The lawsuit is being brought on behalf of the individuals and heirs – both domestic and foreign – who are the true owners of thousands of accounts that have been improperly escheated to Delaware. This is a first-of-its-kind class action lawsuit that represents the interests of the people and families – including foreign citizens – who have been negatively impacted by Delaware unclaimed property program.

Corporate America has vocally objected to Delaware’s unclaimed property system for many years, as documented by lawsuits involving Seimans USA Holdings Inc., Temple-Inland Inc., and the ongoing Moneygram lawsuit (Delaware v. Pennsylvania and Wisconsin, which is currently in front of the United States Supreme Court). However, these lawsuits do not focus on the harm inflicted on consumers and families whose property is being seized.

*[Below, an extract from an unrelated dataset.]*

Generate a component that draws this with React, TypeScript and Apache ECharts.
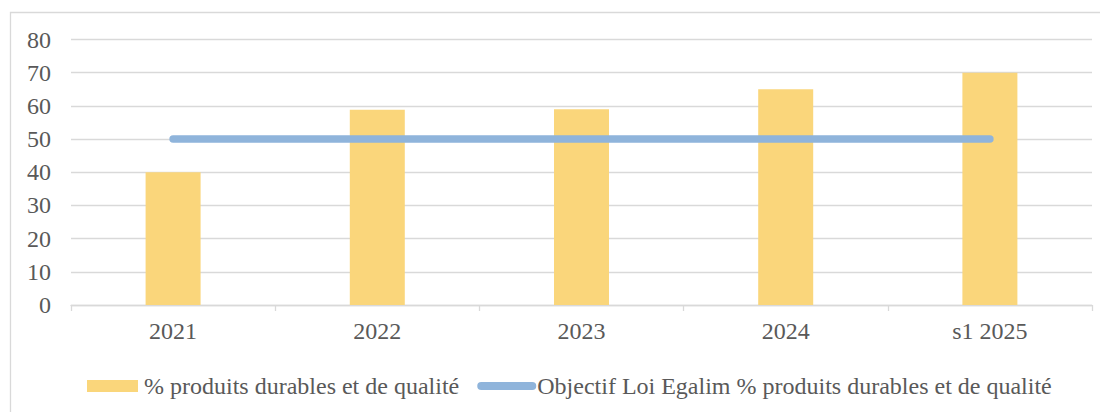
import React, { useEffect, useRef } from "react";
import * as echarts from "echarts";

const categories = ["2021", "2022", "2023", "2024", "s1 2025"];
const barValues = [40, 58.8, 59, 65, 70];
const targetValues = [50, 50, 50, 50, 50];
const barName = "% produits durables et de qualité";
const lineName = "Objectif Loi Egalim % produits durables et de qualité";

const FONT = "Liberation Serif";
const TEXT = "#595959";
const GRID = "#D9D9D9";
const BAR = "#FAD67B";
const LINE = "#8FB4DB";

export default function App() {
  const ref = useRef<HTMLDivElement>(null);
  useEffect(() => {
    if (!ref.current) return;
    const chart = echarts.init(ref.current, null, { renderer: "svg" });
    chart.setOption({
      animation: false,
      backgroundColor: "#ffffff",
      textStyle: { fontFamily: FONT },
      graphic: [
        {
          type: "rect",
          left: 0,
          top: 2,
          shape: { x: 0.5, y: 0.5, width: 1200, height: 600 },
          style: { fill: "none", stroke: GRID, lineWidth: 1.3 },
          silent: true,
        },
      ],
      grid: { left: 63, right: 16, top: 31.5, bottom: 107 },
      xAxis: {
        type: "category",
        data: categories,
        axisLine: { lineStyle: { color: GRID, width: 1.3 } },
        axisTick: { show: true, length: 6, lineStyle: { color: GRID, width: 1.3 } },
        axisLabel: { color: TEXT, fontSize: 24, fontFamily: FONT, margin: 14 },
      },
      yAxis: {
        type: "value",
        min: 0,
        max: 80,
        interval: 10,
        axisLine: { show: false },
        axisTick: { show: false },
        axisLabel: { color: TEXT, fontSize: 24, fontFamily: FONT, margin: 20 },
        splitLine: { lineStyle: { color: GRID, width: 1.3 } },
      },
      legend: {
        left: 74,
        top: 361,
        itemWidth: 51,
        itemHeight: 12,
        itemGap: 18,
        textStyle: { color: TEXT, fontSize: 24, fontFamily: FONT },
        data: [
          { name: barName, icon: "rect", textStyle: { padding: [0, 0, 0, 1] } },
          {
            name: lineName,
            lineStyle: { width: 8, cap: "round", color: LINE },
            itemStyle: { opacity: 0 },
          },
        ],
      },
      series: [
        {
          name: barName,
          type: "bar",
          data: barValues,
          barWidth: 55,
          itemStyle: { color: BAR },
        },
        {
          name: lineName,
          type: "line",
          data: targetValues,
          symbol: "none",
          lineStyle: { color: LINE, width: 7.5, cap: "round" },
          itemStyle: { color: LINE },
        },
      ],
    });
    return () => chart.dispose();
  }, []);
  return <div ref={ref} style={{ width: 1100, height: 404 }} />;
}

This class action illustrates that what has evolved in Delaware is a fundamentally corrupt system where:

  1. proper due process and notice is not provided to property owners before the property is seized
  2. the state is incapable of providing the assistance that owners truly need to resolve the issues
  3. the state has created barriers that prevent the owners themselves from understanding their claim potential without incurring significant cost
  4. the state, under the guise of privacy, withholds information that would allow owners and heirs to claim the property
  5. the state’s claims process seems ignorant of and incompatible with the fact that foreign property owners comprise over 95% of the individuals impacted by their program
  6. the state does not publish or acknowledge any firm set of documented claim requirements or rules by which they will validate claims

“The cumulative effect of these issues is that hundreds of thousands of account owners and their families are being denied the ability to present claims and receive funds because of the unfair practices that have been implemented,” said lead attorney William W. Palmer.

While the purpose of any unclaimed property program is to facilitate the return of property to the rightful owners (based on the belief that the states have a greater ability to cause this outcome than do the original property holders such as banks, corporations, etc.) Delaware’s historical practices clearly do not serve the interest of the property owners. Delaware raises over $400 million annually from unclaimed property that the state treats as revenue which is relied upon for 6% of their FY2023 budget.

Plaintiffs are seeking relief on behalf of a presumptive class of similarly situated property owners across the world. They are also calling on Delaware to change its policies and practices to conform to state and constitutional law.